Bolehkah Menunjukkan Keburukan Diri Seseorang?



Dalam tradisi ilmu hadits, kita mengenal istilah al-jarh wa al-ta'dil. Jarh artinya sifat negatif seorang rawi yang dengan sifat itu riwayatnya ditolak. Adapun ta'dil adalah sifat positif seorang rawi yang dengan sifat itu riwayatnya diterima. Esensi dari ilmu ini adalah dalam rangka mendudukkan kebenaran pada tempatnya. Jadi tidak perlu berlebihan juga.
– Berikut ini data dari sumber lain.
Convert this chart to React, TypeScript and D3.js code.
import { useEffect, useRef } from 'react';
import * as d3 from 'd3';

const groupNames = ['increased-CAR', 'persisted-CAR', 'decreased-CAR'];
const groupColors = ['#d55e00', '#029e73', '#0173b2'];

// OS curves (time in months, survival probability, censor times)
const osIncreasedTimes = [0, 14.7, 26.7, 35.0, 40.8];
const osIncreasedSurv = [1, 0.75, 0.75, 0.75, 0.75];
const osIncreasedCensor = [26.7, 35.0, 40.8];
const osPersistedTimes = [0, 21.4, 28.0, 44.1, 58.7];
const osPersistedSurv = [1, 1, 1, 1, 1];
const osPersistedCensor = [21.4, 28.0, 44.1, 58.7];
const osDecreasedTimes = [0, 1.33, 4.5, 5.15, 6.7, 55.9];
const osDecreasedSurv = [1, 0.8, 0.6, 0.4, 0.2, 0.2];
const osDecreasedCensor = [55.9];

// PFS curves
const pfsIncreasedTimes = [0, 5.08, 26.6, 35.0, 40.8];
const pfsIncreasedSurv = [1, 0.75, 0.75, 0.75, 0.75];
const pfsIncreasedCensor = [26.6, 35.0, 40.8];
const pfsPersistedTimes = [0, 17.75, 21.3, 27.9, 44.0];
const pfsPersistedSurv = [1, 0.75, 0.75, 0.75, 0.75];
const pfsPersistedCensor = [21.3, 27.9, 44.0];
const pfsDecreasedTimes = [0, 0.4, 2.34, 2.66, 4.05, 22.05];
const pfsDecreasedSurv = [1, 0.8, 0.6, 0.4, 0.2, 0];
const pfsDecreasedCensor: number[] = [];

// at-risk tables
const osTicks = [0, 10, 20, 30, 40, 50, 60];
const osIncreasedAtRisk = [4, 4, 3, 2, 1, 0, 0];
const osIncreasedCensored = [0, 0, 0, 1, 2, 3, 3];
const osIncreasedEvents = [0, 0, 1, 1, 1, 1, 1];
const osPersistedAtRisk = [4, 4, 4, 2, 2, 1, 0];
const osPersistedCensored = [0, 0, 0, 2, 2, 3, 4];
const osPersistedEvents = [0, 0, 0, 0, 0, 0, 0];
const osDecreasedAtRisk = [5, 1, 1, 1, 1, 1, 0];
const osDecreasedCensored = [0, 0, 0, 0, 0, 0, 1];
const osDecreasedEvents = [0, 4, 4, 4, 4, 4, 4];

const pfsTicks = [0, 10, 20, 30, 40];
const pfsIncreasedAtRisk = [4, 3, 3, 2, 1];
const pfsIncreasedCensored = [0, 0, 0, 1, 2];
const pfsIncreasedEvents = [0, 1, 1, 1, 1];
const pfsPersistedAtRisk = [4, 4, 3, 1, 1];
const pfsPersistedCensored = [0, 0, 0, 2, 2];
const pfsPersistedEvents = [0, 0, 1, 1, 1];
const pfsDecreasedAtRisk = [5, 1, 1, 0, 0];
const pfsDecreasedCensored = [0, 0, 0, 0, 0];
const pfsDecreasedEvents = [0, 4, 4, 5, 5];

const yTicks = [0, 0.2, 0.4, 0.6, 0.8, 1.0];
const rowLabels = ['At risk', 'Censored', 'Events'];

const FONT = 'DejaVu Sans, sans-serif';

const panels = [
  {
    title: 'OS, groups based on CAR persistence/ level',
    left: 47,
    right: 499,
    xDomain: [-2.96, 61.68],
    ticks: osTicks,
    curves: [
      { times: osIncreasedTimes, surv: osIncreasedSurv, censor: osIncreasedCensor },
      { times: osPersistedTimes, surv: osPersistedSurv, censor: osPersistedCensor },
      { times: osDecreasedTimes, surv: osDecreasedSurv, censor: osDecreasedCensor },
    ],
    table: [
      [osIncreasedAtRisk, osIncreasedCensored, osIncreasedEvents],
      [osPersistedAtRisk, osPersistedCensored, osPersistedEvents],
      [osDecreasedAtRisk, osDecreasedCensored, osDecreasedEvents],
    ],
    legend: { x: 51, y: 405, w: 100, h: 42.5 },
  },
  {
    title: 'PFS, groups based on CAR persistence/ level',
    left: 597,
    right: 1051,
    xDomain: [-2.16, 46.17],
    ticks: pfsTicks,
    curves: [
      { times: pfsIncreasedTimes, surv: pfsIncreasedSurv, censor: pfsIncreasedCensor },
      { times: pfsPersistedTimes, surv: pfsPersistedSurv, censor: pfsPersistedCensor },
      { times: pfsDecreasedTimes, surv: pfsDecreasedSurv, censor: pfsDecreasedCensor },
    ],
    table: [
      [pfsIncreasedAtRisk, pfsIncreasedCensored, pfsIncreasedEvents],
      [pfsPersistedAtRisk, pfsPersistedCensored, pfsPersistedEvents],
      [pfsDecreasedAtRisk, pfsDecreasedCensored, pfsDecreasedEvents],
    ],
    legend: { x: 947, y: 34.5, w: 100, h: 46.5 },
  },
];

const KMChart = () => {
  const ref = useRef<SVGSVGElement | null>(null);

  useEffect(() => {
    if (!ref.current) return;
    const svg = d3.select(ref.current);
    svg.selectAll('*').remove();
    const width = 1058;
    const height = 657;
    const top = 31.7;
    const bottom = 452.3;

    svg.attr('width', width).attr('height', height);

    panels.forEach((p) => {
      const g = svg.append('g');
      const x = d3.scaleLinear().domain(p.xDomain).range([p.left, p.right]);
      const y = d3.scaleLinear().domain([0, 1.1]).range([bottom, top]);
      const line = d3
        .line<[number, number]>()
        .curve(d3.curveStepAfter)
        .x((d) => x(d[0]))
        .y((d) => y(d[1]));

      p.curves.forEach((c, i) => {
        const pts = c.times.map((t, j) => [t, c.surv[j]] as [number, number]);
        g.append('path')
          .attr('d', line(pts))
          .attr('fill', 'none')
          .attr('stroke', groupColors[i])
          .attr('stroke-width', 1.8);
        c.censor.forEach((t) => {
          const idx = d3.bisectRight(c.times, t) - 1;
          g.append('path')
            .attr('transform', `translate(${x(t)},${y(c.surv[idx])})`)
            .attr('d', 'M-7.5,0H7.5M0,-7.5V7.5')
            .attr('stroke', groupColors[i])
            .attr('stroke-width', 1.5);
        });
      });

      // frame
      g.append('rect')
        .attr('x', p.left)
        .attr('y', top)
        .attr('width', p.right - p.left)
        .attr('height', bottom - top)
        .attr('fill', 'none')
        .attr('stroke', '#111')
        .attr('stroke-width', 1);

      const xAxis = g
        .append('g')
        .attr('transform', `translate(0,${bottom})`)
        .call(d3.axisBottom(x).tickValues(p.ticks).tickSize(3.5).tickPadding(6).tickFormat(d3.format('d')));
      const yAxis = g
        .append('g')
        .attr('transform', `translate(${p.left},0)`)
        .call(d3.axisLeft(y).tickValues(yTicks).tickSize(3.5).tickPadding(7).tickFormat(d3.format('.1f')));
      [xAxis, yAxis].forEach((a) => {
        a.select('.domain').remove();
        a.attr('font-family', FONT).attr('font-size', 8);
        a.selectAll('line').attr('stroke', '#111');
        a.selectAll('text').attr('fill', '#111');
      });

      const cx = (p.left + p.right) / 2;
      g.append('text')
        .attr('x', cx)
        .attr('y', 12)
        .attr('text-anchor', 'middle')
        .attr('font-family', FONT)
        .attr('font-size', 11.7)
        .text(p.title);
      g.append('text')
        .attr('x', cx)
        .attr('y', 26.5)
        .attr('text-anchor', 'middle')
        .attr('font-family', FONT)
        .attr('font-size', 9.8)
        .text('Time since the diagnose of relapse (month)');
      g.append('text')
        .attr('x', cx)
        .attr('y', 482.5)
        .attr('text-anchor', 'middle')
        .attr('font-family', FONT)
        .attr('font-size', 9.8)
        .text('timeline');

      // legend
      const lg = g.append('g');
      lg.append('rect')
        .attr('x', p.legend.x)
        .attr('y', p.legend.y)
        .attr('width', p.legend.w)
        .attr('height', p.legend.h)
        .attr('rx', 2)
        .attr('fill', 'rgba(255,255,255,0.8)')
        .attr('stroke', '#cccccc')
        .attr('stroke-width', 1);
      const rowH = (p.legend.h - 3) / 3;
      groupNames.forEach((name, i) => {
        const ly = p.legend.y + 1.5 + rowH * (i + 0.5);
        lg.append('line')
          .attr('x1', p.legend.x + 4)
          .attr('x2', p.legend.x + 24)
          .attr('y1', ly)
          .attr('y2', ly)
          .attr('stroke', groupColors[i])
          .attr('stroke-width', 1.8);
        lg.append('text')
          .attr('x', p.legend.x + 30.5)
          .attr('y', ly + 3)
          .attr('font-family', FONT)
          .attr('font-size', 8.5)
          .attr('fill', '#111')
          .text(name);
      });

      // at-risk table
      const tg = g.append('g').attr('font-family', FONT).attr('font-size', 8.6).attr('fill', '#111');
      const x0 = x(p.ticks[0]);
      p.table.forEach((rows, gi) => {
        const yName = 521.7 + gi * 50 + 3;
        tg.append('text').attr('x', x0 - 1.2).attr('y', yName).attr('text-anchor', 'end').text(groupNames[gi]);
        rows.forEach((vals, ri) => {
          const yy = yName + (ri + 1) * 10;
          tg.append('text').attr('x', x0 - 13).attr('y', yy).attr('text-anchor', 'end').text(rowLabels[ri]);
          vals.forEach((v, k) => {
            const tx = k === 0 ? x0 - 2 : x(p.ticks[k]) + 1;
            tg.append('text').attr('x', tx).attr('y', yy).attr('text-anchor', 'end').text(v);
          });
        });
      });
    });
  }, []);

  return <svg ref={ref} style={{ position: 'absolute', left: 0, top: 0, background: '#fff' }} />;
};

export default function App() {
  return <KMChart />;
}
Perhatikanlah Imam Bukhari, setajam apapun jarh beliau, Imam Bukhari tetap santun. 

Dalil kebolehan melakukan jarh adalah hadits Nabi dari 'Aisyah radhiyallahu 'anha berikut, 

أَنَّ رَجُلًا اسْتَأْذَنَ عَلَى النَّبِيِّ صَلَّى اللَّهُ عَلَيْهِ وَسَلَّمَ فَقَالَ ائْذَنُوا لَهُ فَلَبِئْسَ ابْنُ الْعَشِيرَةِ أَوْ بِئْسَ رَجُلُ الْعَشِيرَةِ فَلَمَّا دَخَلَ عَلَيْهِ أَلَانَ لَهُ الْقَوْلَ قَالَتْ عَائِشَةُ فَقُلْتُ يَا رَسُولَ اللَّهِ قُلْتَ لَهُ الَّذِي قُلْتَ ثُمَّ أَلَنْتَ لَهُ الْقَوْلَ قَالَ يَا عَائِشَةُ إِنَّ شَرَّ النَّاسِ مَنْزِلَةً عِنْدَ اللَّهِ يَوْمَ الْقِيَامَةِ مَنْ وَدَعَهُ أَوْ تَرَكَهُ النَّاسُ اتِّقَاءَ فُحْشِهِ

Artinya: Bahwasanya ada seorang laki-laki meminta izin untuk bertemu dengan Rasulullah shallallahu 'alaihi wa sallam. Kemudian Rasulullah berkata: "Izinkanlah ia masuk, sungguh sangat buruk pribadinya, atau orang yang paling buruk di kabilahnya." Setelah orang tersebut masuk, maka Rasulullah shallallahu 'alaihi wa sallam berbicara kepadanya dengan Iunak. Aisyah berkata; 'Saya bertanya kepada Rasulullah; 'Ya Rasulullah, tadi sebelum orang tersebut masuk, engkau berkata seperti itu, tapi setelah ia masuk, maka engkau berkata kepadanya dengan lembut.' Rasulullah shallallahu 'alaihi wa sallam menjawab: 'Hai Aisyah, sesungguhnya manusia yang paling buruk kedudukannya di sisi Allah pada hari kiamat adalah orang yang dihindari oleh manusia karena takut kejelekannya.' (HR. Bukhari, Muslim, Abdu Daud, Ahmad. Lafazh Muslim)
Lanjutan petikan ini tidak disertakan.